Mrs. Vasquez noted that the economic situation of the island had been bad before the storm. In August, a month before María, Puerto Rico had an unemployment rate of 10.1 percent with a poverty rate of 43.5 percent, more than double that of Mississippi, the poorest state in the US.
“The government has really done nothing. I mean what are these people thinking? And it is not just here but on the mainland too. Do they know how many kids and people are hungry? Or how many need houses and benefits? I often wonder who is really doing more damage—the Republicans who are on a rampage or the Democrats who are doing nothing! Neither of those parties is for us. We have two parties here on the island as well and they are the same.”
A row back, Marta Feliciano voiced her agreement, “The rich can have generators but what about the working class and poor? We have to just make do. I heard today that a person in San Juan died of hunger—of hunger! We are human beings. How can this be happening?”
Mrs. Feliciano explained, “My husband lost his job at the airport. They sent him a letter initially saying they were temporarily laying him off because of the damage to the airport. They opened other positions back up but they never called back my husband, and they never sent him a letter or anything. He just had to keep calling. I don’t think many people know just how many jobs have been cut but I know for sure they still haven’t called back at least 200 people at the airport, but there are probably many more.
“I have two daughters, both in elementary school, and the truth is we are really surviving now on our food stamps.”
Another airport worker, who wished to remain anonymous for fear of reprisal at his job, explained that many companies who work at the airport are preparing to start massive layoffs. “I am the head of my department. I have meetings with my bosses each week where they threaten to start laying off the workers below me. It feels so horrible but I have to tell my employees to do their jobs as best as they can, to not spend lots of money on their families at Christmas, to start saving, to not buy new things, because I really don’t know what is going to happen with their jobs.”
The same worker was at the unemployment office with his wife who lost her job working with special needs children. While they waited for his wife’s turn at the office, he worked on a university assignment, so he can finish school and try to get a better job.
The fate of thousands of more jobs and livelihoods hang in the balance as corporations and politicians work through the implications of the Trump administration’s new tax bill. One provision, which will treat Puerto Rican subsidiaries of American companies as if they are located in a foreign country, excluding various tax breaks and subsidies, is predicted to eliminate as many as 200,000 additional jobs, spurring even further economic depression on the island.
The system, which granted the island both foreign and domestic status, has made Puerto Rico a tax haven for drug and medical device makers, who can incorporate in the commonwealth as foreign subsidiaries but label their products as made in the US.
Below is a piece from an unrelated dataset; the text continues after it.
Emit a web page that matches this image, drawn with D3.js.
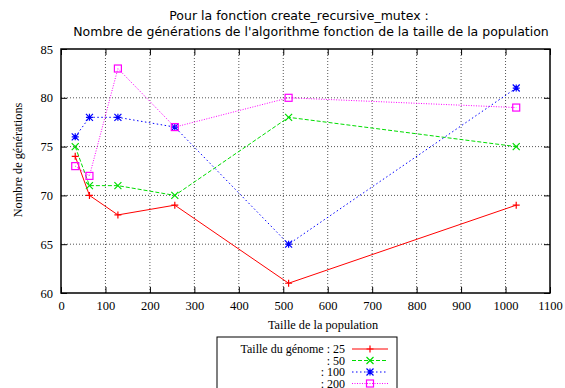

The response of much of the island’s political establishment, including Governor Rosselló, a Democrat and member of the island’s pro-statehood New Progressive Party, has been to double down on offers of corporate tax cuts and incentives, and to accelerate the campaign to privatize the publicly owned electrical grid, school system and other public services. This will also lead to a wave of job-cutting and the destruction of the wages and benefits of teachers and other public sector workers.
“If it is looking this bad for us now I cannot imagine what it will be like after the tax bill,” Mrs. Feliciano declared. “And what are the Democrats going to do about it? Nothing!”